地方政策と議会改革を学ぶ研修会「官民連携の最前線と、議選監査の役割と活用法」開催報告

公開日 2025年5月12日

 ローカル・マニフェスト推進連盟は、2025年5月9日、地方政策と議会改革を学ぶ研修会「官民連携の最前線と、議選監査の役割と活用法」を防災士研修センター(東京都千代田区)で開催しました。会場とオンラインの同時開催で、メディア関係者を含め総勢120名が参加しました。

 【第1部:官民連携(1)】では、「無印良品との連携協定~『可児市立カニミライブ図書館』の可能性~」と題して、株式会社良品計画「無印良品」銀座総店長の木村大輔氏よりご講演いただきました。店舗と図書館が融合した全国初の事例が紹介され、買い物と学びが共存する新たな地域の居場所づくりが注目を集めました。
 参加者からは「公民連携の視点から、民間の力を引き出すには行政のリクエスト力も必要だと感じる。取組みの中で、行政・議会側のこうした力が助かったとのいうのはあるか」という質問があがりました。木村氏は「地域のことをなんとかしようという人がいれば、民間にも伝わる。人が本当に熱意をもってやれば、何事もできないことはない。今回、行政側と連動がとれたのは、担当職員が横串しを通せる人だった。

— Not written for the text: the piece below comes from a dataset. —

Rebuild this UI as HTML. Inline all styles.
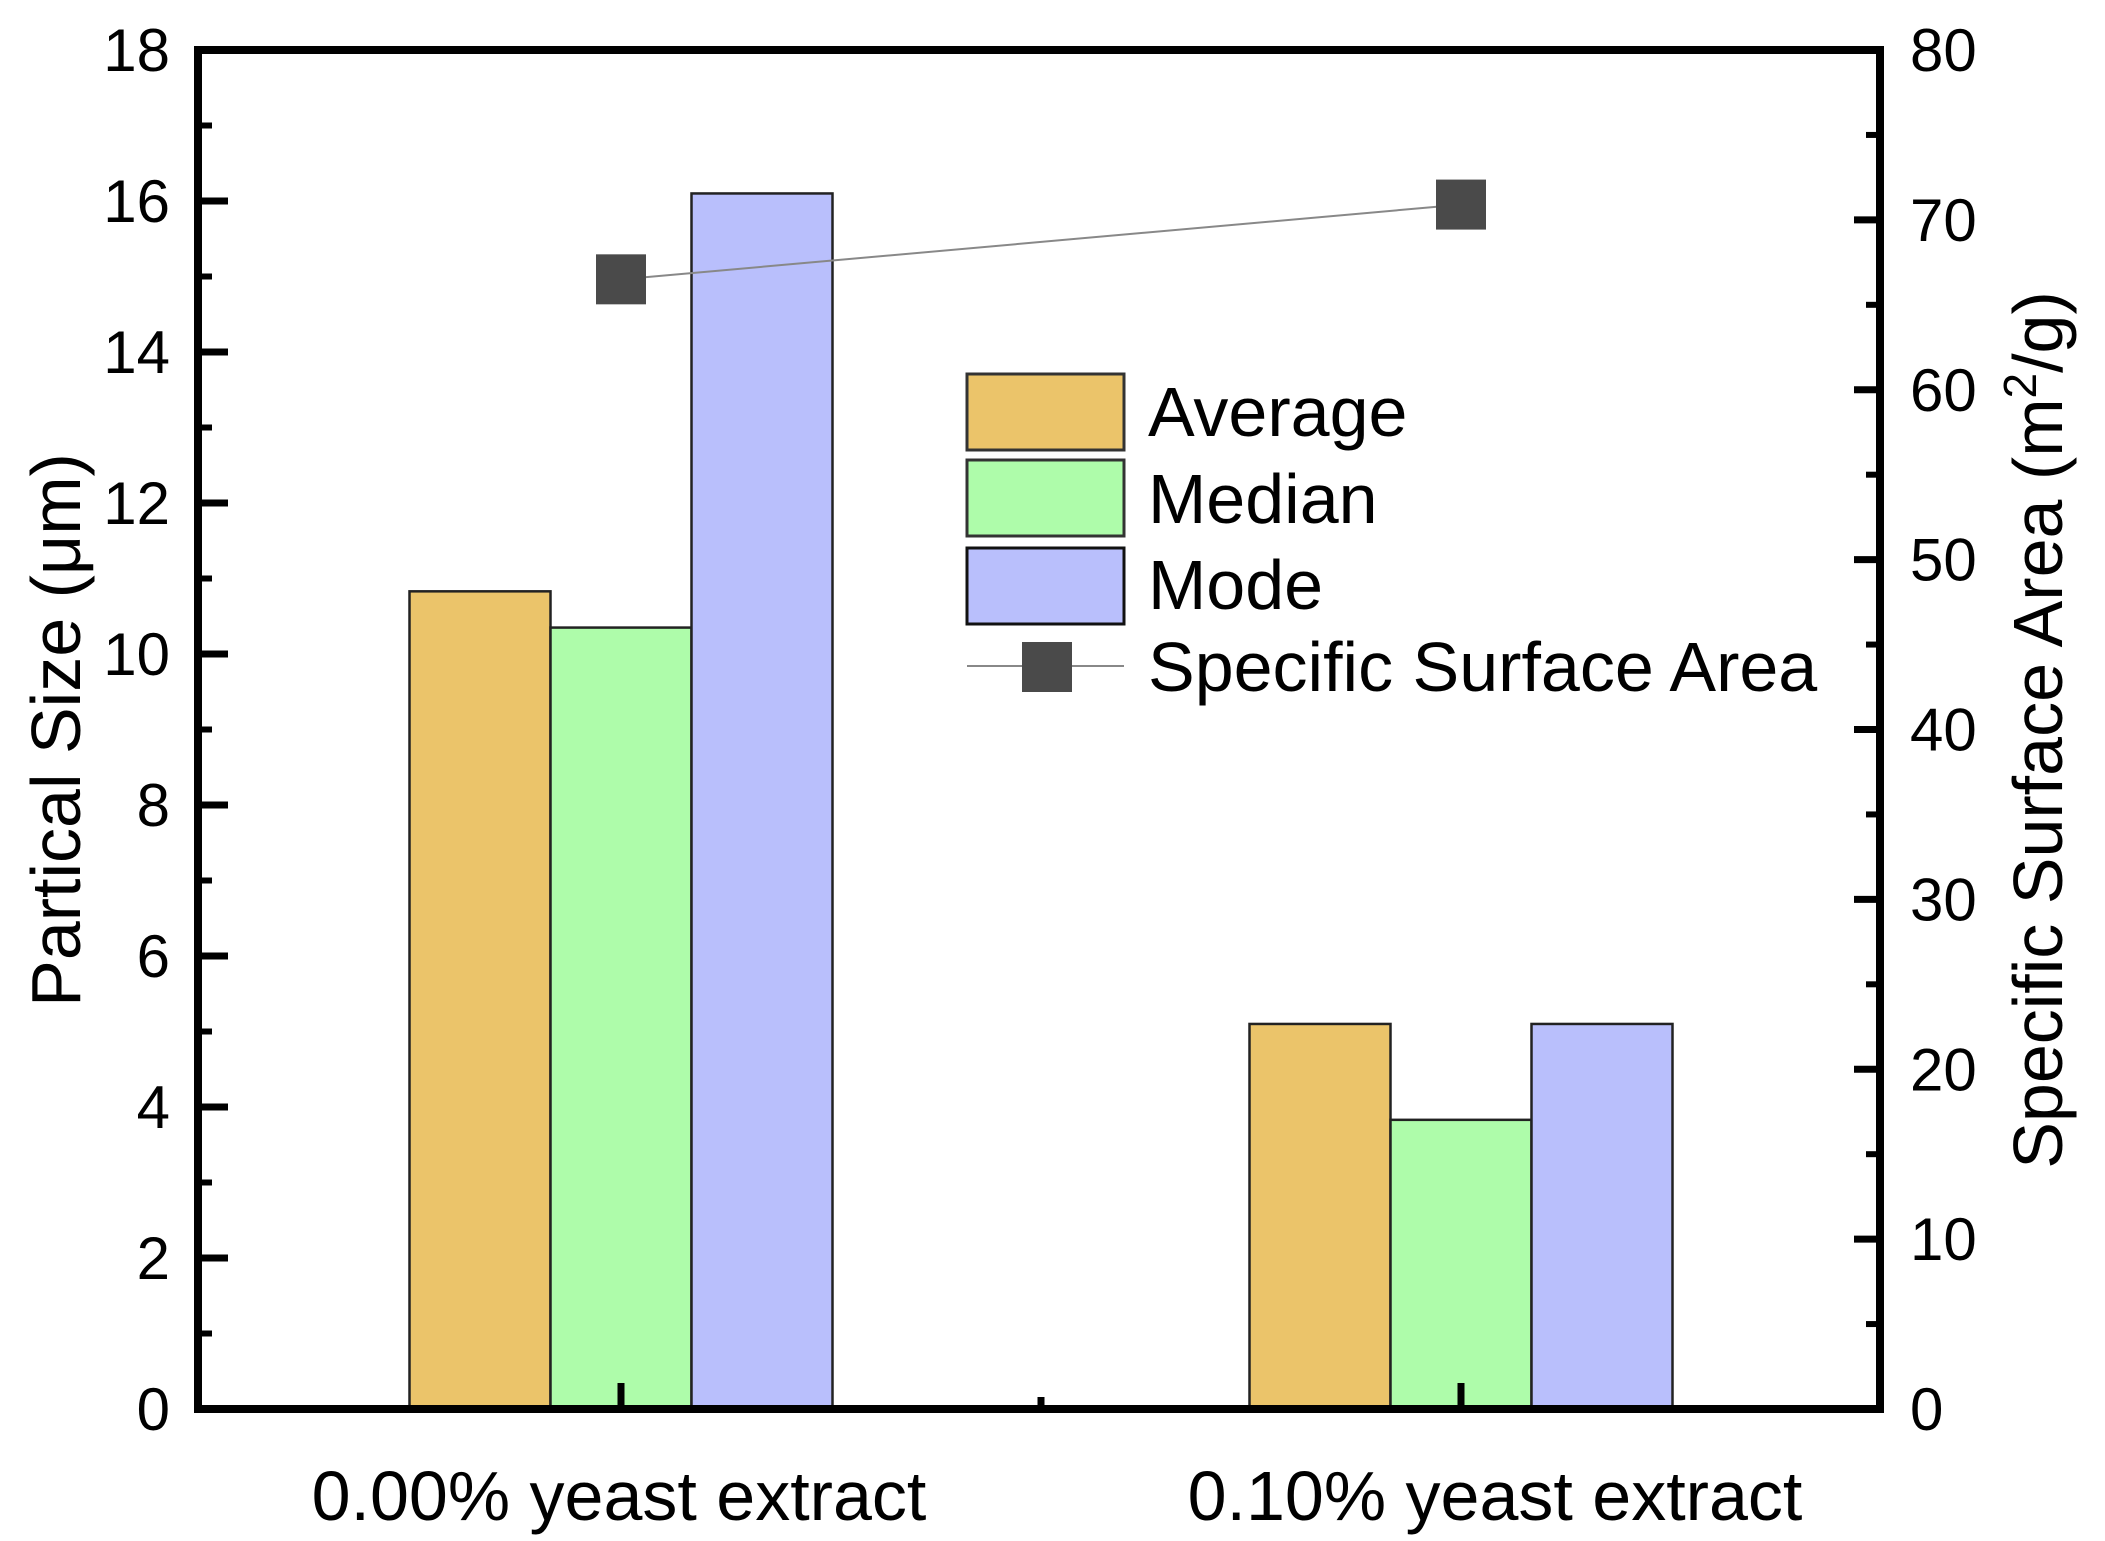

ビジョンを共有し、どのようなメンバーをアサインすればよいのかを考え実行できる。行政の中でそういうキーパーソンと一緒になってやると、難しい事業も実現しやすいと思う」と述べました。

 

 

 【第2部:官民連携(2)】では、「そのDX、役人だけで出来ますか?~オープンイノベーションによるDXの推進~」と題して、東京都町田市政策経営部デジタル戦略室長の髙橋晃氏と基盤系システム担当係長の和田進吾氏にご講演いただきました。通常の行政では見られないような斬新な動画やアバターを活用しながら、クラウド化や生成AI、メタバースなどを活用した先進的なDXの取り組みが報告され、民間との連携による行政改革の可能性が示されました。
 参加者からは「標準準拠システムの初期費用はどうなっているのか」「国の補助金はあるのか」「行政職員はこうした動きに対して前向きなのか」「議事録作成とAIの可能性についてどう考えるか」などについて、次々と質問があがりました。髙橋氏は、市民も行政職員もさらにオンライン率をどう上げていくのかが課題としつつ、「オープンイノベーションのマインドを持ち、さまざまな人たちとつながりをもつ。DXトレンド技術を積極的に取り入れる。この二つを進めていくと変革していくので、これからもどんどんチャレンジしていきたい」と述べました。

   

 

 【第3部:議会と監査】では、「議選監査の役割と活用法 ~時代に対応する自治体監査の進展~」と題して、岐阜県可児市議会議員の川上文浩氏、東京都あきる野市議会議員の子籠敏人氏、そして大正大学の江藤俊昭教授が発表を行いました。現地監査や監査計画の充実など、議選監査を形骸化させずに機能させる工夫が共有され、制度の意義と活用のあり方について活発な議論が行われました。
 このセッションでは、参加者の中から議選監査経験者が檀上に呼ばれ、感想や質問、自治体ごとの違いなどについての意見交換も行いました。最後に江藤教授は「こうした勉強会は、ローカル・マニフェスト推進連盟ならではの取組みで画期的」としながら、「監査委員の議論は、住民自治を進める問題だ。だとすれば、議選監査委員も議会基本条例のなかに選出の基準等を盛り込んでいくことを考える必要がある。監査基準を監査計画とともに議論して、住民自治を進めていくことが大切」と述べました。

       

 

 今回の研修会では、多様な立場の参加者が具体例を通して学び合い、実務に活かせる視点を共有する貴重な機会となりました。また、研修会の合間には、講演者と参加者が熱心に交流する姿が見られ、改めてリアルな場の大切さも実感しました。参加者からのアンケート結果のなかには、「先進的な話しが聞けて良かった。計画を立てることの大切さを学んだ」「内容が非常に具体的で触発を受けた」「この研究会メンバーになって、住民自治に直結する勉強をしたい」などの声がありました。
 ご参加・ご登壇いただいた皆様に心より感謝申し上げます。今後も、こうした研修会の企画などを通して善政競争の輪を皆様とともに広げてまいります。